The Transportation Security Administration, which must save about $398 million, could furlough 50,000 employees for as many as seven days and cut overtime, Director John Pistole said this week. The longer the cuts drag on, the longer the airport lines, he said.

The high-turnover agency also will not be able to backfill most jobs. Some officials have estimated that the equivalent of 7,200 of 45,000 jobs would disappear under the cuts. A third of the workforce are part-timers.

About 300 officers shepherd passengers through security lines at Pittsburgh International and five smaller airports nearby. Three 24-hour shifts start at 4 a.m. Pittsburgh has two checkpoints with 10 security lanes, and anywhere from 50 to 70 officers to staff them, according to union officials.

"We're running good if all 10 lanes are open," said Kimberly Kraynak-Lambert, president of the American Federation of Government Workers Local 332 in Pittsburgh.

"But if people are furloughed and some are on vacation or sick days, we might have seven or eight lanes," she said. "There will be less people on the floor. When there's a push of passengers, you would feel that."

Marsha Catron, a TSA spokeswoman, said travelers "will likely not see immediate impacts" from the cuts.

But if they continue, the hiring freeze would create 1,000 vacancies by Memorial Day and an additional 1,600 by September. During busy travel periods, passengers traveling at non-peak hours could spend 30 minutes getting through security. During peak times, the wait may hit more than an hour, she said.

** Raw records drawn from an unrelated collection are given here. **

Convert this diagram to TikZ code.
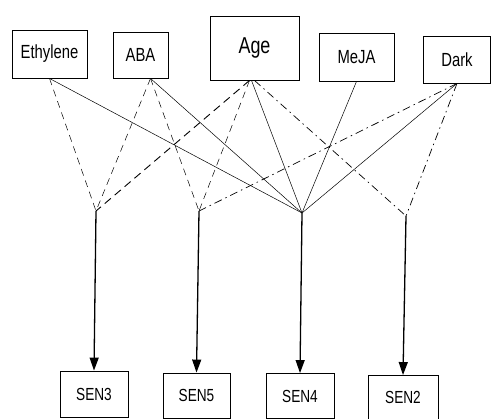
\documentclass[tikz,border=0pt]{standalone}
\usepackage{fontspec}
\setmainfont{Liberation Sans}[FakeStretch=0.78]
\usetikzlibrary{arrows.meta}

\begin{document}
\begin{tikzpicture}[x=1pt, y=-1pt,
  box/.style={draw, line width=0.9pt, inner sep=0pt, font=\fontsize{19}{21}\selectfont},
  gene/.style={box, font=\fontsize{17.5}{20}\selectfont},
  feed/.style={line width=0.5pt},
  dsh/.style={feed, dash pattern=on 7pt off 5pt},
  dshbold/.style={line width=0.9pt, dash pattern=on 8pt off 5pt},
  dshdot/.style={feed, line width=0.7pt, dash pattern=on 8pt off 4pt on 1.5pt off 4pt},
  act/.style={line width=1.3pt, -{Triangle[length=13pt, width=9pt]}}]
\useasboundingbox (0,0) rectangle (492,418);
% regulators
\node[box, minimum width=75pt, minimum height=48pt] (eth) at (49.5,54) {Ethylene};
\node[box, minimum width=55pt, minimum height=46pt] (aba) at (140.5,55) {ABA};
\node[box, minimum width=89pt, minimum height=64pt, font=\fontsize{23}{25}\selectfont] (age) at (254.5,48) {Age};
\node[box, minimum width=75pt, minimum height=48pt] (meja) at (356.5,57) {MeJA};
\node[box, minimum width=67pt, minimum height=47pt] (dark) at (457,59.5) {Dark};
% genes
\node[gene, minimum width=68pt, minimum height=46pt] (sen3) at (94,394) {SEN3};
\node[gene, minimum width=67pt, minimum height=45pt] (sen5) at (196.5,395.5) {SEN5};
\node[gene, minimum width=68pt, minimum height=45pt] (sen4) at (300,396) {SEN4};
\node[gene, minimum width=70pt, minimum height=44pt] (sen2) at (403,397.5) {SEN2};
% junctions
\coordinate (j3) at (96,211);
\coordinate (j5) at (199,211);
\coordinate (j4) at (302,213);
\coordinate (j2) at (406,216);
\draw[dsh] (eth.south) -- (j3);
\draw[dsh] ([xshift=10pt]aba.south) -- (j3);
\draw[dshbold] ([xshift=-5pt]age.south) -- (j3);
\draw[dsh] ([xshift=10pt]aba.south) -- (j5);
\draw[dsh] ([xshift=-5pt]age.south) -- (j5);
\draw[dshdot] (dark.south) -- (j5);
\draw[feed] (eth.south) -- (j4);
\draw[feed] ([xshift=10pt]aba.south) -- (j4);
\draw[feed] ([xshift=-3pt]age.south) -- (j4);
\draw[feed] (meja.south) -- (j4);
\draw[feed] (dark.south) -- (j4);
\draw[dshdot] (age.south) -- (j2);
\draw[dshdot] (dark.south) -- (j2);
\draw[act] (j3) -- (sen3.north);
\draw[act] (j5) -- (sen5.north);
\draw[act] (j4) -- (sen4.north);
\draw[act] (j2) -- (sen2.north);
\end{tikzpicture}
\end{document}
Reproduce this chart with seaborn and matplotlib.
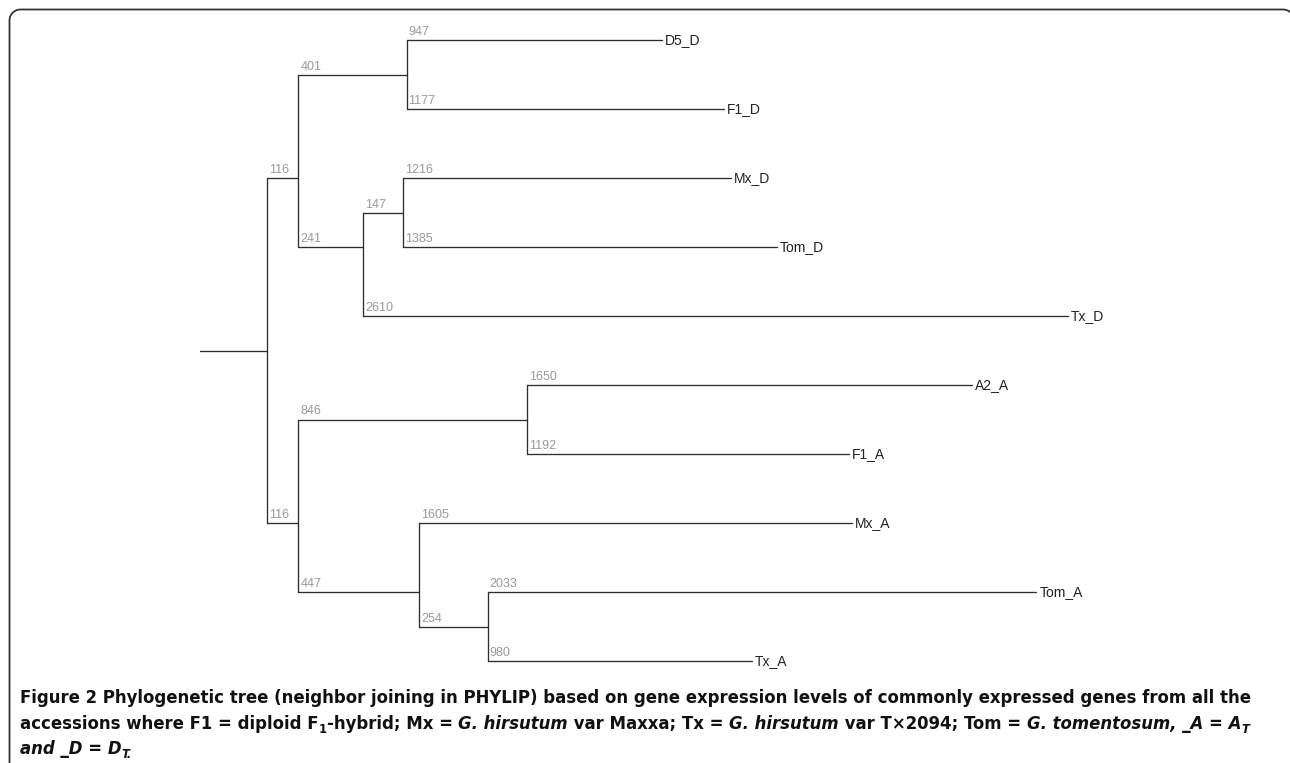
import numpy as np
import pandas as pd
import matplotlib
matplotlib.use("Agg")
import matplotlib.pyplot as plt
import seaborn as sns
from matplotlib.transforms import offset_copy, IdentityTransform
from matplotlib.lines import Line2D

# ---------------- data ----------------
node_names = ['root', 'D_clade', 'D5F1', 'MxTomTx_D', 'MxTom_D',
              'D5_D', 'F1_D', 'Mx_D', 'Tom_D', 'Tx_D',
              'A_clade', 'A2F1', 'MxTomTx_A', 'TomTx_A',
              'A2_A', 'F1_A', 'Mx_A', 'Tom_A', 'Tx_A']
parents = [None, 'root', 'D_clade', 'D_clade', 'MxTomTx_D',
           'D5F1', 'D5F1', 'MxTom_D', 'MxTom_D', 'MxTomTx_D',
           'root', 'A_clade', 'A_clade', 'MxTomTx_A',
           'A2F1', 'A2F1', 'MxTomTx_A', 'TomTx_A', 'TomTx_A']
branch_lengths = [248, 116, 401, 241, 147,
                  947, 1177, 1216, 1385, 2610,
                  116, 846, 447, 254,
                  1650, 1192, 1605, 2033, 980]
leaf_order = ['D5_D', 'F1_D', 'Mx_D', 'Tom_D', 'Tx_D',
              'A2_A', 'F1_A', 'Mx_A', 'Tom_A', 'Tx_A']

# ---------------- layout ----------------
W, H, DPI = 1290, 763, 100
sns.set_theme(style="white")
plt.rcParams['font.family'] = ['Liberation Sans', 'DejaVu Sans']

par = dict(zip(node_names, parents))
blen = dict(zip(node_names, branch_lengths))
children = {n: [c for c in node_names if par[c] == n] for n in node_names}

xpos = {}
def set_x(n, base):
    xpos[n] = base + blen[n]
    for c in children[n]:
        set_x(c, xpos[n])
set_x('root', 0)

def leaves_of(n):
    if not children[n]:
        return [n]
    out = []
    for c in children[n]:
        out += leaves_of(c)
    return out

ypos = {n: float(np.mean([leaf_order.index(l) for l in leaves_of(n)])) for n in node_names}

rows = []
seg = 0
rows += [dict(x=0, y=ypos['root'], seg=seg), dict(x=xpos['root'], y=ypos['root'], seg=seg)]
seg += 1
for n in node_names:
    p = par[n]
    if p is None:
        continue
    rows += [dict(x=xpos[p], y=ypos[n], seg=seg), dict(x=xpos[n], y=ypos[n], seg=seg)]
    seg += 1
for n in node_names:
    ch = children[n]
    if ch:
        ys = [ypos[c] for c in ch]
        rows += [dict(x=xpos[n], y=min(ys), seg=seg), dict(x=xpos[n], y=max(ys), seg=seg)]
        seg += 1
df = pd.DataFrame(rows)

fig = plt.figure(figsize=(W / DPI, H / DPI), dpi=DPI)
fig.patch.set_facecolor('white')
ax = fig.add_axes([0, 0, 1, 1])
sns.lineplot(data=df, x='x', y='y', units='seg', estimator=None, sort=False,
             color='#2e2e2e', linewidth=0.95, ax=ax, legend=False)

scale = 0.27            # px per unit
x0_px = 200
ax.set_xlim(-x0_px / scale, (W - x0_px) / scale)
slot0, slot_h = 40, 69
ax.set_ylim((H - slot0) / slot_h, -slot0 / slot_h)
ax.set_axis_off()

# branch length labels
lab_tr = offset_copy(ax.transData, fig=fig, x=2, y=2, units='dots')
for n in node_names:
    p = par[n]
    if p is None:
        continue
    ax.text(xpos[p], ypos[n], str(blen[n]), transform=lab_tr, ha='left', va='bottom',
            fontsize=9, color='#9a9a9a')

# tip labels
tip_tr = offset_copy(ax.transData, fig=fig, x=3, y=0, units='dots')
for l in leaf_order:
    ax.text(xpos[l], ypos[l], l, transform=tip_tr, ha='left', va='center',
            fontsize=10, color='#222222')

# frame: rounded top corners, right and bottom run off the picture
r = 11
left, top, right = 9.5, 9.5, 1294
t = np.linspace(0, np.pi / 2, 20)
fx = np.concatenate([[left], left + r - r * np.cos(t), right - r + r * np.sin(t), [right]])
fy = np.concatenate([[H + 20], top + r - r * np.sin(t), top + r - r * np.cos(t), [H + 20]])
fig.lines.append(Line2D(fx, H - fy, transform=IdentityTransform(), color='#333333',
                        linewidth=1.3, solid_capstyle='butt'))

# caption
cap_fs = 13.2
cap_kw = dict(family=['DejaVu Sans'], stretch='condensed')
renderer = fig.canvas.get_renderer()

def draw_line(segments, x_px, base_px):
    x = x_px
    for txt, style, sub in segments:
        fs = cap_fs * (0.7 if sub else 1.0)
        y = base_px + (4 if sub else 0)
        tt = fig.text(x / W, 1 - y / H, txt, fontsize=fs, fontweight='bold',
                      fontstyle=style, color='#111111',
                      ha='left', va='baseline', **cap_kw)
        bb = tt.get_window_extent(renderer)
        x += bb.width

N, I = 'normal', 'italic'
line1 = [("Figure 2 Phylogenetic tree (neighbor joining in PHYLIP) based on gene expression levels of commonly expressed genes from all the", N, False)]
line2 = [("accessions where F1 = diploid F", N, False), ("1", N, True),
         ("-hybrid; Mx = ", N, False), ("G. hirsutum", I, False),
         (" var Maxxa; Tx = ", N, False), ("G. hirsutum", I, False),
         (" var T\u00d72094; Tom = ", N, False), ("G. tomentosum, _A = A", I, False),
         ("T", I, True)]
line3 = [("and _D = D", I, False), ("T.", I, True)]
draw_line(line1, 20, 703)
draw_line(line2, 20, 729)
draw_line(line3, 20, 754)

fig.savefig('out.png', dpi=DPI, facecolor='white')
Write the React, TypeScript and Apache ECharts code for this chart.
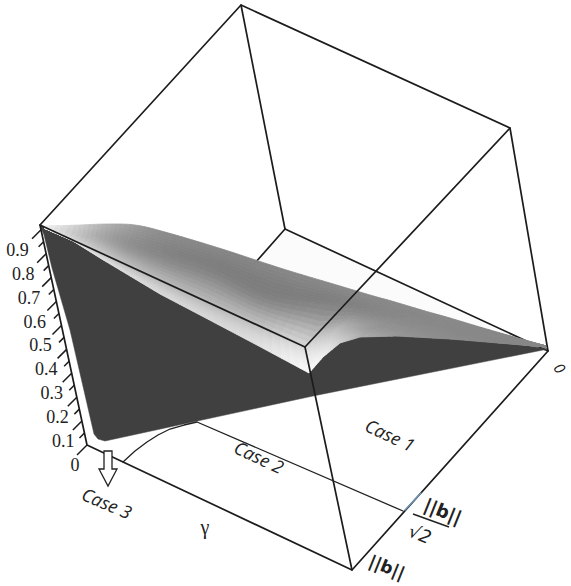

Agencies say they already have reduced travel and training, put off contracts and frozen hiring.

At the National Park Service, the only thing remaining are people, spokeswoman Carol Johnson said. "It's visitor service. We educate the public. There's nothing left to cut."

The National Mall in Washington will lose $1.7 million from its $32 million budget. This is unlikely to hinder the upcoming Cherry Blossom Festival, which is largely privately funded. But it will mean fewer portable toilets and park police and less ground maintenance for thousands of other special events on the Mall, from the Smithsonian Folklife Festival to the 50th Anniversary of the March on Washington in August, Johnson said.

Many of these are staffed through seasonal employees and overtime, which hit $770,000 for the Mall last year and now will have to be scaled back.

"We're not talking about overtime for the sake of overtime," Johnson said. "We do not have a lot of fat to begin with."